How a founder should think of his future startup in terms of investment or raising capital, from the time it starts until the time it will be acquired by another company.
(including finding a co-founder and key employees and offer them shares or options in the company. Also, taking into consideration seed investment, and any kind of investment or raising money by investors...).
Answers
I strongly disagree with the first answer - of course you are building to sell! They key is how fast and what is the multiplication factor for investors...
But back to the question itself, I think the most important thing to remember about investors and fundraising is that you are not just getting money - you are selling your company piece by piece. So at each round you need to be sure that what you get is worth what you give away. Simple math might show that at the end it will not worth much for the founders.
The rest are details of strategy and specific business and need to be discussed directly. Happy to talk.
First, I caution you that building to sell is a huge turn-off to many investors. Not only is it a bad signal, but it's also a bad strategy. There are so many uncontrollable variables that dictate the likelihood of that specific outcome and the terms attached, that it's a really bad reason to start a company.

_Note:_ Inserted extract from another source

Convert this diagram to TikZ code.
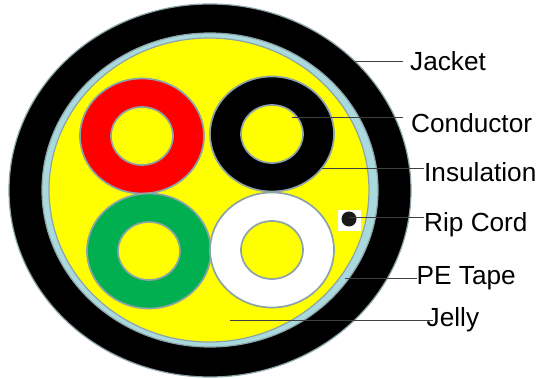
\documentclass[tikz,border=0pt]{standalone}
\usepackage{fontspec}
\setmainfont{Liberation Sans}
\definecolor{edge}{HTML}{8CA3A8}
\definecolor{tape}{HTML}{A9D9DD}
\definecolor{lead}{HTML}{404040}
\definecolor{cgreen}{HTML}{00B050}
\definecolor{jellyfill}{RGB}{255,255,0}
\definecolor{corered}{RGB}{255,0,0}
\tikzset{
  ring/.style={draw=edge,line width=1.7pt},
  leader/.style={draw=lead,line width=1pt},
  lab/.style={anchor=west,inner sep=0pt,font=\fontsize{26.2}{30}\selectfont,text=black}
}
\begin{document}
\begin{tikzpicture}[x=1pt,y=-1pt]
\useasboundingbox (0,0) rectangle (538,379);
\fill[white] (0,0) rectangle (538,379);
% jacket, tape, jelly
\fill[black,draw=edge,line width=1.2pt] (210,190.5) ellipse [x radius=201,y radius=186.5];
\fill[tape,draw=edge,line width=1.2pt] (210,190) ellipse [x radius=168,y radius=157];
\fill[jellyfill,draw=edge,line width=1.2pt] (209,190) ellipse [x radius=160,y radius=152];
% cores
\foreach \cx/\cy/\col in {142/136/corered,272/134/black,149/251/cgreen,272/250/white}{
  \fill[\col,ring] (\cx,\cy) ellipse [x radius=62,y radius=57.5];
  \fill[jellyfill,ring] (\cx,\cy) ellipse [x radius=31,y radius=29];
}
% rip cord
\fill[white] (338,210) rectangle (361,231);
\fill[black!90] (349,219) circle (7.5);
% labels
\node[lab] (jacket) at (410,61) {Jacket};
\node[lab] (conductor) at (411,123) {Conductor};
\node[lab] (insulation) at (424,172) {Insulation};
\node[lab] (ripcord) at (424,225) {Rip Cord};
\node[lab] (petape) at (416.5,278) {PE Tape};
\node[lab] (jelly) at (426.5,319.5) {Jelly};
% leader ends
\coordinate (ejacket) at (355,62);
\coordinate (econductor) at (292,118);
\coordinate (einsulation) at (322,169);
\coordinate (eripcord) at (350,218);
\coordinate (epetape) at (345,279);
\coordinate (ejelly) at (230,320);
\draw[leader,shorten >=7pt] (ejacket) -- (jacket.west |- ejacket);
\draw[leader,shorten >=8pt] (econductor) -- (conductor.west |- econductor);
\draw[leader] (einsulation) -- (insulation.west |- einsulation);
\draw[leader] (eripcord) -- (ripcord.west |- eripcord);
\draw[leader] (epetape) -- (petape.west |- epetape);
\draw[leader,shorten >=-6pt] (ejelly) -- (jelly.west |- ejelly);
\end{tikzpicture}
\end{document}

If you want to sell a Company in an acqui-hire type scenario, I would suggest you don't raise any seed money and that you expect to raise entirely from friends & family or at best, some angel money. But I'm telling you right now that there is exceptionally high chance that you would fail to achieve your goal.
No serious or respectable seed investor wants to invest in an entrepreneur with a "quick flip" mentality. No matter how much you try to hide that motivation, it will come through and you'll get pass, after pass.
Also, I would argue that the kind of technical and design talent that wants to join as a co-founder or early employee has almost zero motivation to end-up at a large company, so defining this as your "True North' is unlikely to recruit anyone of great talent. The quality of your talent can be a significant difference in the valuation of the acqui-hire.
Based on what I know of you (which is very little), my sincere hope is that you don't start a Company as your next step in your path forward. It's incredibly difficult to make a startup successful and given your obvious inexperience, I'd suggest you join an existing one that you believe in and earn your first experience that way. You have far better odds of making money (clearly a strong motivator for you) and you'll be in a much better position to evaluate whether you have what it takes to become your own founder.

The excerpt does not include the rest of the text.